### Given problem
Transcribe all of the material exactly, except for its pictures.
• • • • • • •
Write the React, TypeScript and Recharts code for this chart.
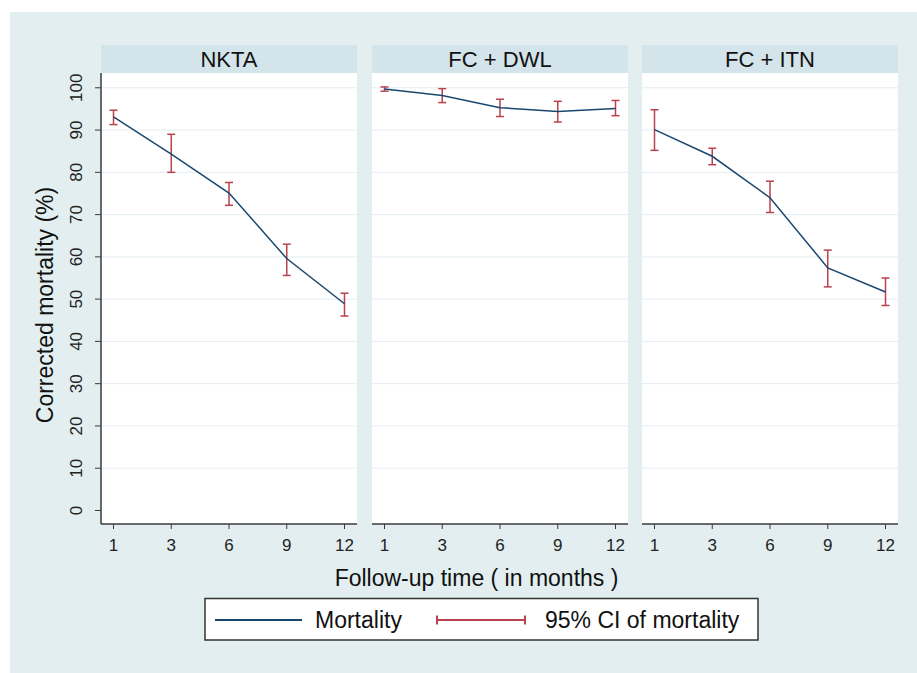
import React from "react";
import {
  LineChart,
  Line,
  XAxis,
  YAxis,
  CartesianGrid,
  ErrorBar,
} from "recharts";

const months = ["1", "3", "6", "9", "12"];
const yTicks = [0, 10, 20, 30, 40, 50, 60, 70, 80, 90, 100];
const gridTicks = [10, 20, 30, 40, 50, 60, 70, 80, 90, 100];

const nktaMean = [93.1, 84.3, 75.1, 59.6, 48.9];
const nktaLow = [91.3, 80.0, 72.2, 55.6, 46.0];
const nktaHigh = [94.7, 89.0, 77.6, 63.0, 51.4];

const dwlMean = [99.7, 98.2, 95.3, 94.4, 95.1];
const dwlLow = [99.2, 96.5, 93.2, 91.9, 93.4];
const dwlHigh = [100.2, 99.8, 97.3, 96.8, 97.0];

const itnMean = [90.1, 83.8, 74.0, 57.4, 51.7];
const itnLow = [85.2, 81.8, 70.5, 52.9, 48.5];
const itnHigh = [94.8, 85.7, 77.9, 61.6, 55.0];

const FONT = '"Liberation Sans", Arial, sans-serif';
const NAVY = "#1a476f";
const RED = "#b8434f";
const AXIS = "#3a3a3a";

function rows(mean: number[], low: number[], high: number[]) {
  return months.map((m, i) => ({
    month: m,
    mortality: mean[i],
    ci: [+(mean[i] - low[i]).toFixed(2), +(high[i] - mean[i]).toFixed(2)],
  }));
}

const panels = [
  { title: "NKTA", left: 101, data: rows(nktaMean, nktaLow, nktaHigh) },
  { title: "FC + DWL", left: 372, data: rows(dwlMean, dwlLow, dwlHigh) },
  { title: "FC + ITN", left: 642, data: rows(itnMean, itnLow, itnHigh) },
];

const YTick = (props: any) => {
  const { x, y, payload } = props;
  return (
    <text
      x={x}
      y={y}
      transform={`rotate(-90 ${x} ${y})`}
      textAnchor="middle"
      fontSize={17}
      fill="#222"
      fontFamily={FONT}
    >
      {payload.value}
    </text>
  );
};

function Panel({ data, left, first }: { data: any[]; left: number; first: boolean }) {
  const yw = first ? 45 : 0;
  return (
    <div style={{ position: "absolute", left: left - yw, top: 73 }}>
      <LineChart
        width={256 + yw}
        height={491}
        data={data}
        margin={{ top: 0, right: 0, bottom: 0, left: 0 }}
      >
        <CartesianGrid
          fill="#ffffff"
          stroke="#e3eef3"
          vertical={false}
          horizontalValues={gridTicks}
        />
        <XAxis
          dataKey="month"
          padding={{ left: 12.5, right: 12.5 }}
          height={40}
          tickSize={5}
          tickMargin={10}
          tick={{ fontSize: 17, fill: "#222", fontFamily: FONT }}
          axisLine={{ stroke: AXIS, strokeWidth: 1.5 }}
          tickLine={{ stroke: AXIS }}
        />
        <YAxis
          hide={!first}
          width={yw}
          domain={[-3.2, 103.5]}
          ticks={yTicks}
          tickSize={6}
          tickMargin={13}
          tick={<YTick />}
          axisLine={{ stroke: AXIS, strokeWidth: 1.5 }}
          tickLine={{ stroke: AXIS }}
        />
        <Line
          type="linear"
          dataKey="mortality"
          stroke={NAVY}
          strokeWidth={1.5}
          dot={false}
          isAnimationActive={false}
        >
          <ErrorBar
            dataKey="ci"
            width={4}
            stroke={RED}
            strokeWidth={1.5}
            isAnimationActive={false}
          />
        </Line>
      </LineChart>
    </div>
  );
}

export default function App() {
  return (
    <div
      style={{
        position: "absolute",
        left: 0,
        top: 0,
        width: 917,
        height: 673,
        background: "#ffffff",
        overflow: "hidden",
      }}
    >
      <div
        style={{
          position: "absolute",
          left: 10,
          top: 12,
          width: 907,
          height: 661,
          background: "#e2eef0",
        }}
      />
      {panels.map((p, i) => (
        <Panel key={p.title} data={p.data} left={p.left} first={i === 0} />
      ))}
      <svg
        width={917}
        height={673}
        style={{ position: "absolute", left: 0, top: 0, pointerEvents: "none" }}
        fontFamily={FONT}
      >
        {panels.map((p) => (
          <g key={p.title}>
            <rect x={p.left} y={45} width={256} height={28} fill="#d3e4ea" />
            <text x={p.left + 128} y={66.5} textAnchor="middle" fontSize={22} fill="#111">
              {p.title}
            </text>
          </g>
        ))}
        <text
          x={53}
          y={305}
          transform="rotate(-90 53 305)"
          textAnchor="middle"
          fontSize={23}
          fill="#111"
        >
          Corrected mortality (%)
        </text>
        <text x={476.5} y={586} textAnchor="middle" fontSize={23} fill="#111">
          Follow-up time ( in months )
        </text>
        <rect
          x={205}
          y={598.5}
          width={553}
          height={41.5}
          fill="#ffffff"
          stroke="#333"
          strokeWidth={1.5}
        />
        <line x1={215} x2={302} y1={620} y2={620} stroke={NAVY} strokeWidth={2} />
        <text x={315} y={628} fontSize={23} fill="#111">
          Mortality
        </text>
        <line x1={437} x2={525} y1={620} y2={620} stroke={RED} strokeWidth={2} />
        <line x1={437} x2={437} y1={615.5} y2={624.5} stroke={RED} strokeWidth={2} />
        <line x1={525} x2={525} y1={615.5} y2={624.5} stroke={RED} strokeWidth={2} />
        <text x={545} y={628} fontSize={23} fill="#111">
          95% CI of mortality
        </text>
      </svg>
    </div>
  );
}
• • • • • • •
### Exercise output
Write the React, TypeScript and Recharts code for this chart.
import React from "react";
import {
  LineChart,
  Line,
  XAxis,
  YAxis,
  CartesianGrid,
  ErrorBar,
} from "recharts";

const months = ["1", "3", "6", "9", "12"];
const yTicks = [0, 10, 20, 30, 40, 50, 60, 70, 80, 90, 100];
const gridTicks = [10, 20, 30, 40, 50, 60, 70, 80, 90, 100];

const nktaMean = [93.1, 84.3, 75.1, 59.6, 48.9];
const nktaLow = [91.3, 80.0, 72.2, 55.6, 46.0];
const nktaHigh = [94.7, 89.0, 77.6, 63.0, 51.4];

const dwlMean = [99.7, 98.2, 95.3, 94.4, 95.1];
const dwlLow = [99.2, 96.5, 93.2, 91.9, 93.4];
const dwlHigh = [100.2, 99.8, 97.3, 96.8, 97.0];

const itnMean = [90.1, 83.8, 74.0, 57.4, 51.7];
const itnLow = [85.2, 81.8, 70.5, 52.9, 48.5];
const itnHigh = [94.8, 85.7, 77.9, 61.6, 55.0];

const FONT = '"Liberation Sans", Arial, sans-serif';
const NAVY = "#1a476f";
const RED = "#b8434f";
const AXIS = "#3a3a3a";

function rows(mean: number[], low: number[], high: number[]) {
  return months.map((m, i) => ({
    month: m,
    mortality: mean[i],
    ci: [+(mean[i] - low[i]).toFixed(2), +(high[i] - mean[i]).toFixed(2)],
  }));
}

const panels = [
  { title: "NKTA", left: 101, data: rows(nktaMean, nktaLow, nktaHigh) },
  { title: "FC + DWL", left: 372, data: rows(dwlMean, dwlLow, dwlHigh) },
  { title: "FC + ITN", left: 642, data: rows(itnMean, itnLow, itnHigh) },
];

const YTick = (props: any) => {
  const { x, y, payload } = props;
  return (
    <text
      x={x}
      y={y}
      transform={`rotate(-90 ${x} ${y})`}
      textAnchor="middle"
      fontSize={17}
      fill="#222"
      fontFamily={FONT}
    >
      {payload.value}
    </text>
  );
};

function Panel({ data, left, first }: { data: any[]; left: number; first: boolean }) {
  const yw = first ? 45 : 0;
  return (
    <div style={{ position: "absolute", left: left - yw, top: 73 }}>
      <LineChart
        width={256 + yw}
        height={491}
        data={data}
        margin={{ top: 0, right: 0, bottom: 0, left: 0 }}
      >
        <CartesianGrid
          fill="#ffffff"
          stroke="#e3eef3"
          vertical={false}
          horizontalValues={gridTicks}
        />
        <XAxis
          dataKey="month"
          padding={{ left: 12.5, right: 12.5 }}
          height={40}
          tickSize={5}
          tickMargin={10}
          tick={{ fontSize: 17, fill: "#222", fontFamily: FONT }}
          axisLine={{ stroke: AXIS, strokeWidth: 1.5 }}
          tickLine={{ stroke: AXIS }}
        />
        <YAxis
          hide={!first}
          width={yw}
          domain={[-3.2, 103.5]}
          ticks={yTicks}
          tickSize={6}
          tickMargin={13}
          tick={<YTick />}
          axisLine={{ stroke: AXIS, strokeWidth: 1.5 }}
          tickLine={{ stroke: AXIS }}
        />
        <Line
          type="linear"
          dataKey="mortality"
          stroke={NAVY}
          strokeWidth={1.5}
          dot={false}
          isAnimationActive={false}
        >
          <ErrorBar
            dataKey="ci"
            width={4}
            stroke={RED}
            strokeWidth={1.5}
            isAnimationActive={false}
          />
        </Line>
      </LineChart>
    </div>
  );
}

export default function App() {
  return (
    <div
      style={{
        position: "absolute",
        left: 0,
        top: 0,
        width: 917,
        height: 673,
        background: "#ffffff",
        overflow: "hidden",
      }}
    >
      <div
        style={{
          position: "absolute",
          left: 10,
          top: 12,
          width: 907,
          height: 661,
          background: "#e2eef0",
        }}
      />
      {panels.map((p, i) => (
        <Panel key={p.title} data={p.data} left={p.left} first={i === 0} />
      ))}
      <svg
        width={917}
        height={673}
        style={{ position: "absolute", left: 0, top: 0, pointerEvents: "none" }}
        fontFamily={FONT}
      >
        {panels.map((p) => (
          <g key={p.title}>
            <rect x={p.left} y={45} width={256} height={28} fill="#d3e4ea" />
            <text x={p.left + 128} y={66.5} textAnchor="middle" fontSize={22} fill="#111">
              {p.title}
            </text>
          </g>
        ))}
        <text
          x={53}
          y={305}
          transform="rotate(-90 53 305)"
          textAnchor="middle"
          fontSize={23}
          fill="#111"
        >
          Corrected mortality (%)
        </text>
        <text x={476.5} y={586} textAnchor="middle" fontSize={23} fill="#111">
          Follow-up time ( in months )
        </text>
        <rect
          x={205}
          y={598.5}
          width={553}
          height={41.5}
          fill="#ffffff"
          stroke="#333"
          strokeWidth={1.5}
        />
        <line x1={215} x2={302} y1={620} y2={620} stroke={NAVY} strokeWidth={2} />
        <text x={315} y={628} fontSize={23} fill="#111">
          Mortality
        </text>
        <line x1={437} x2={525} y1={620} y2={620} stroke={RED} strokeWidth={2} />
        <line x1={437} x2={437} y1={615.5} y2={624.5} stroke={RED} strokeWidth={2} />
        <line x1={525} x2={525} y1={615.5} y2={624.5} stroke={RED} strokeWidth={2} />
        <text x={545} y={628} fontSize={23} fill="#111">
          95% CI of mortality
        </text>
      </svg>
    </div>
  );
}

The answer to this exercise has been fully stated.